The first December snow dusts the Convent of St. Birgitta in Darien, Connecticut. Inside the chapel, a dozen figures in winter coats gather for morning mass. Outside, the world is hushed and glittering. As a guest at the Vikingsborg Guest House, I’m under no obligation to attend. Yet here I am, drawn back repeatedly during a two-night stay.
This 10-acre property on a quiet inlet has welcomed travelers since 1957. Run by the Bridgettine Sisters—often called ‘the order of hospitality’—it’s one of 58 convents worldwide and their only U.S. guest house open for overnight stays. For $150 a night including meals, it offers a refuge markedly different from a hotel. The nine rooms feel like a grandmother’s house: floral duvets, deep armchairs, and no locks on the doors.
‘People find great comfort and peace here that you don't get someplace else,’ says Lynn, a regular guest from a nearby town. ‘But it’s not for everybody.’

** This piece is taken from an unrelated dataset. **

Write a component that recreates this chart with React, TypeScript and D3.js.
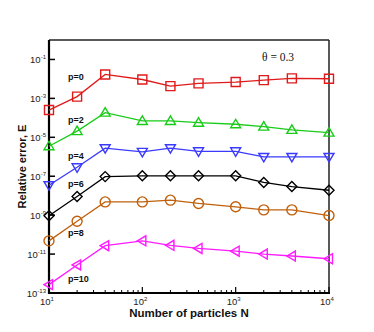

The six nuns maintain a rigorous schedule of prayer and hospitality work, from grocery runs to meal preparation. Guests, however, are left to their own quiet devices. Days pass in stillness: walking wooded paths, watching swans in the near-frozen inlet, or reading in a library devoid of televisions or computers.
‘Sometimes we are very busy, and we forget everything,’ Sister Renzy, a nun here for 30 years, told me. ‘If your phone charge is gone, you have to charge it. So we come here and turn off everything.’
Over simple meals, conversation turns to why people come. Tom, an 82-year-old longtime guest, shared his personal mantra, drawn from scripture: ‘within me.’ It echoes the convent’s gentle philosophy—that retreat is less about escape than about redirection, about listening to what’s already there.
Leaving mass after the snowfall, I walked to the water’s edge. The only sound was the crunch of my own boots and, suddenly, the frantic beating of wings as geese took flight from newly formed ice. In that insulated quiet, the noise was startling, clear. It was the sound of a pause ending, of breath released after being held too long.